Charts and diagrams as code
========
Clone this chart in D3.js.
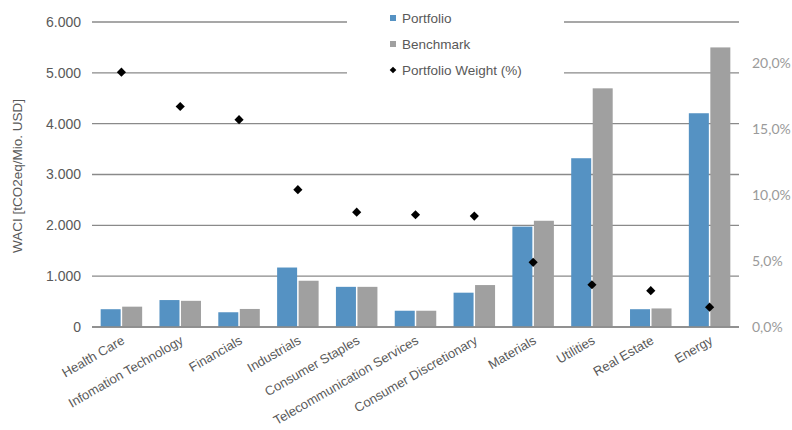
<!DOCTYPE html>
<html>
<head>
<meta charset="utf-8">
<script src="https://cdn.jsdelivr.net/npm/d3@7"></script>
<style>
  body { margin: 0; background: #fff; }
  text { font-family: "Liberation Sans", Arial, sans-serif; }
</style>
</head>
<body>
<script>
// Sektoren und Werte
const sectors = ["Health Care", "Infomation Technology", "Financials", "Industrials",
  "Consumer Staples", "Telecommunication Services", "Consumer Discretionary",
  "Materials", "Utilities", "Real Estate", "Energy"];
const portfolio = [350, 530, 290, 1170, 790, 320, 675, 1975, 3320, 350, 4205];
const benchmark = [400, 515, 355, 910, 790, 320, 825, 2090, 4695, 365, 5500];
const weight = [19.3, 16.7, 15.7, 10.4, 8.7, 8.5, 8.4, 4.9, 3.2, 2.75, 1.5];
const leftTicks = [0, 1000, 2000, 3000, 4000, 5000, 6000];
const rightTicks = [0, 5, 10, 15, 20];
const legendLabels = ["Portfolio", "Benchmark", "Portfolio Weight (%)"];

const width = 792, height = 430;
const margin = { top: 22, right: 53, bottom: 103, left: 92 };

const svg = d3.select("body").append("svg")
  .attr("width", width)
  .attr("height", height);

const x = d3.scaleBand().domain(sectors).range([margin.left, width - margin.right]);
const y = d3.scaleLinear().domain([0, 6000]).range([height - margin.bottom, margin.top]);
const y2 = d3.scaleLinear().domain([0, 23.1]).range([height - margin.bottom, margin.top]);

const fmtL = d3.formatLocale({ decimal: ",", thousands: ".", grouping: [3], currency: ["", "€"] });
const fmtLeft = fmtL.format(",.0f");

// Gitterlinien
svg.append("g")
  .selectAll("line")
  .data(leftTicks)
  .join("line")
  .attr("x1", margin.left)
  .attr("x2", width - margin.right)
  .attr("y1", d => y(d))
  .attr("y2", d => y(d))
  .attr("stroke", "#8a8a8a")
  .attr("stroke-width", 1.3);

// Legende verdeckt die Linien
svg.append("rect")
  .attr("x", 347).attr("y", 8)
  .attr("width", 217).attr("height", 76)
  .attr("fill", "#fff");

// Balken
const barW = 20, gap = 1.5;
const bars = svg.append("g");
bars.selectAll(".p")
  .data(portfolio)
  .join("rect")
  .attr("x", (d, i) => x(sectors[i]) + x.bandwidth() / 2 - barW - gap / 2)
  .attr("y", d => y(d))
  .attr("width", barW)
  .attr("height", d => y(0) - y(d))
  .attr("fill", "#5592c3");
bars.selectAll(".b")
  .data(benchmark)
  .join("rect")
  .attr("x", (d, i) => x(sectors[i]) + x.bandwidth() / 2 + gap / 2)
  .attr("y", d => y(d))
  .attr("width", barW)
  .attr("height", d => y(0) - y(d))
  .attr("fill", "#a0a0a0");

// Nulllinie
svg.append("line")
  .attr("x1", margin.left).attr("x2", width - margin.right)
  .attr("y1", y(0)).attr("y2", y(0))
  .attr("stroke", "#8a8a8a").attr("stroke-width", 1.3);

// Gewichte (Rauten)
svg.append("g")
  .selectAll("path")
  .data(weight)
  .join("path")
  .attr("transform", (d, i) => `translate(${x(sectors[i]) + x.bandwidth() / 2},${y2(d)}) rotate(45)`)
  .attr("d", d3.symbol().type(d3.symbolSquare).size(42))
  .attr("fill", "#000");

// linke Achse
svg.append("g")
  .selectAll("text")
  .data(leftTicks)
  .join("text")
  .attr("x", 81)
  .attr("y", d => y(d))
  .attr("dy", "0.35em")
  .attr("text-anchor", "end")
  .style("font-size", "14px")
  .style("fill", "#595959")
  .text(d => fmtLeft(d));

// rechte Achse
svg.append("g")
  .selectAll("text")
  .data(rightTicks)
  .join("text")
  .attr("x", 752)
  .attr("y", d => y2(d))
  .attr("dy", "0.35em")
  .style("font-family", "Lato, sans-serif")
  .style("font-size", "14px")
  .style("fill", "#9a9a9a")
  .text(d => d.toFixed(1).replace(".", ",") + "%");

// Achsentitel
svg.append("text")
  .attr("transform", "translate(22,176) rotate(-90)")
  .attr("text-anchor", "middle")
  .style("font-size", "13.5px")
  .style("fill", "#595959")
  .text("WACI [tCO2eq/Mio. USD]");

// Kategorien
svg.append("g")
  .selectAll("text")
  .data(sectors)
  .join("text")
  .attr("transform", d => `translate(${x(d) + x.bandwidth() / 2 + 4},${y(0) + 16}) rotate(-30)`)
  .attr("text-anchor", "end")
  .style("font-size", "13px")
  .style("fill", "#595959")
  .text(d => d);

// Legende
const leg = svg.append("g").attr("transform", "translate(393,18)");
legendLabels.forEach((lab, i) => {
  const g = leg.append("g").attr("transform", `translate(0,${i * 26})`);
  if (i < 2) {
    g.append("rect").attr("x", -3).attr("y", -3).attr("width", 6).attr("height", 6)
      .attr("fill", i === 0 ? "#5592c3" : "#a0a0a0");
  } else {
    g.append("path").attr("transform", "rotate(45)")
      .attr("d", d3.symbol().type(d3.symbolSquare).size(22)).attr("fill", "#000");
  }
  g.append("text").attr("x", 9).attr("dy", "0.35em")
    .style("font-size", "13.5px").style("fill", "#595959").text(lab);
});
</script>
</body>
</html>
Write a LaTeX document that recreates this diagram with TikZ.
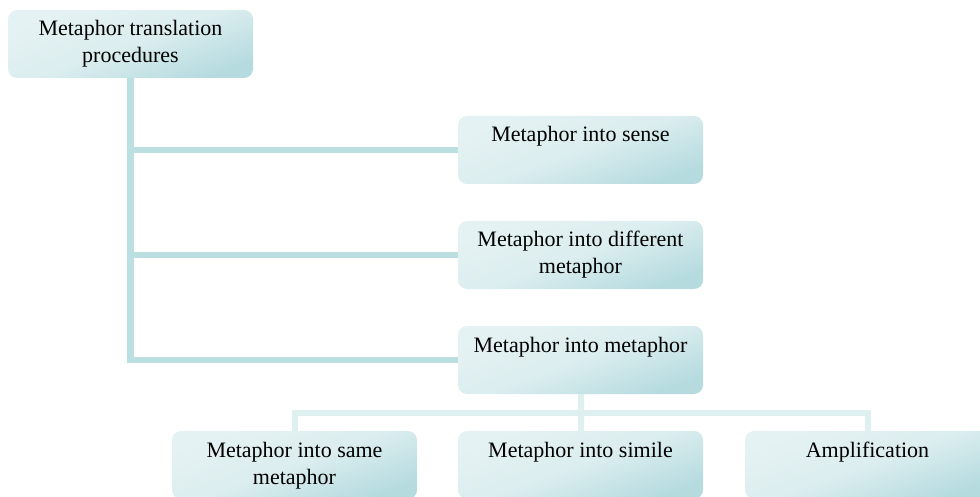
========
▶ _WHAT THE EXERCISE ASKS_
Pictures are not part of the copy; reproduce everything else in the records exactly.

▶ _RESPONSE BELOW_
Clone this chart in D3.js.
<!DOCTYPE html>
<html>
<head>
<meta charset="utf-8">
<script src="https://cdn.jsdelivr.net/npm/d3@7"></script>
<style>
  body { margin: 0; background: #fff; }
  text { font-family: "Liberation Sans", Arial, sans-serif; }
</style>
</head>
<body>
<script>
// Sektoren und Werte
const sectors = ["Health Care", "Infomation Technology", "Financials", "Industrials",
  "Consumer Staples", "Telecommunication Services", "Consumer Discretionary",
  "Materials", "Utilities", "Real Estate", "Energy"];
const portfolio = [350, 530, 290, 1170, 790, 320, 675, 1975, 3320, 350, 4205];
const benchmark = [400, 515, 355, 910, 790, 320, 825, 2090, 4695, 365, 5500];
const weight = [19.3, 16.7, 15.7, 10.4, 8.7, 8.5, 8.4, 4.9, 3.2, 2.75, 1.5];
const leftTicks = [0, 1000, 2000, 3000, 4000, 5000, 6000];
const rightTicks = [0, 5, 10, 15, 20];
const legendLabels = ["Portfolio", "Benchmark", "Portfolio Weight (%)"];

const width = 792, height = 430;
const margin = { top: 22, right: 53, bottom: 103, left: 92 };

const svg = d3.select("body").append("svg")
  .attr("width", width)
  .attr("height", height);

const x = d3.scaleBand().domain(sectors).range([margin.left, width - margin.right]);
const y = d3.scaleLinear().domain([0, 6000]).range([height - margin.bottom, margin.top]);
const y2 = d3.scaleLinear().domain([0, 23.1]).range([height - margin.bottom, margin.top]);

const fmtL = d3.formatLocale({ decimal: ",", thousands: ".", grouping: [3], currency: ["", "€"] });
const fmtLeft = fmtL.format(",.0f");

// Gitterlinien
svg.append("g")
  .selectAll("line")
  .data(leftTicks)
  .join("line")
  .attr("x1", margin.left)
  .attr("x2", width - margin.right)
  .attr("y1", d => y(d))
  .attr("y2", d => y(d))
  .attr("stroke", "#8a8a8a")
  .attr("stroke-width", 1.3);

// Legende verdeckt die Linien
svg.append("rect")
  .attr("x", 347).attr("y", 8)
  .attr("width", 217).attr("height", 76)
  .attr("fill", "#fff");

// Balken
const barW = 20, gap = 1.5;
const bars = svg.append("g");
bars.selectAll(".p")
  .data(portfolio)
  .join("rect")
  .attr("x", (d, i) => x(sectors[i]) + x.bandwidth() / 2 - barW - gap / 2)
  .attr("y", d => y(d))
  .attr("width", barW)
  .attr("height", d => y(0) - y(d))
  .attr("fill", "#5592c3");
bars.selectAll(".b")
  .data(benchmark)
  .join("rect")
  .attr("x", (d, i) => x(sectors[i]) + x.bandwidth() / 2 + gap / 2)
  .attr("y", d => y(d))
  .attr("width", barW)
  .attr("height", d => y(0) - y(d))
  .attr("fill", "#a0a0a0");

// Nulllinie
svg.append("line")
  .attr("x1", margin.left).attr("x2", width - margin.right)
  .attr("y1", y(0)).attr("y2", y(0))
  .attr("stroke", "#8a8a8a").attr("stroke-width", 1.3);

// Gewichte (Rauten)
svg.append("g")
  .selectAll("path")
  .data(weight)
  .join("path")
  .attr("transform", (d, i) => `translate(${x(sectors[i]) + x.bandwidth() / 2},${y2(d)}) rotate(45)`)
  .attr("d", d3.symbol().type(d3.symbolSquare).size(42))
  .attr("fill", "#000");

// linke Achse
svg.append("g")
  .selectAll("text")
  .data(leftTicks)
  .join("text")
  .attr("x", 81)
  .attr("y", d => y(d))
  .attr("dy", "0.35em")
  .attr("text-anchor", "end")
  .style("font-size", "14px")
  .style("fill", "#595959")
  .text(d => fmtLeft(d));

// rechte Achse
svg.append("g")
  .selectAll("text")
  .data(rightTicks)
  .join("text")
  .attr("x", 752)
  .attr("y", d => y2(d))
  .attr("dy", "0.35em")
  .style("font-family", "Lato, sans-serif")
  .style("font-size", "14px")
  .style("fill", "#9a9a9a")
  .text(d => d.toFixed(1).replace(".", ",") + "%");

// Achsentitel
svg.append("text")
  .attr("transform", "translate(22,176) rotate(-90)")
  .attr("text-anchor", "middle")
  .style("font-size", "13.5px")
  .style("fill", "#595959")
  .text("WACI [tCO2eq/Mio. USD]");

// Kategorien
svg.append("g")
  .selectAll("text")
  .data(sectors)
  .join("text")
  .attr("transform", d => `translate(${x(d) + x.bandwidth() / 2 + 4},${y(0) + 16}) rotate(-30)`)
  .attr("text-anchor", "end")
  .style("font-size", "13px")
  .style("fill", "#595959")
  .text(d => d);

// Legende
const leg = svg.append("g").attr("transform", "translate(393,18)");
legendLabels.forEach((lab, i) => {
  const g = leg.append("g").attr("transform", `translate(0,${i * 26})`);
  if (i < 2) {
    g.append("rect").attr("x", -3).attr("y", -3).attr("width", 6).attr("height", 6)
      .attr("fill", i === 0 ? "#5592c3" : "#a0a0a0");
  } else {
    g.append("path").attr("transform", "rotate(45)")
      .attr("d", d3.symbol().type(d3.symbolSquare).size(22)).attr("fill", "#000");
  }
  g.append("text").attr("x", 9).attr("dy", "0.35em")
    .style("font-size", "13.5px").style("fill", "#595959").text(lab);
});
</script>
</body>
</html>
Write a LaTeX document that recreates this diagram with TikZ.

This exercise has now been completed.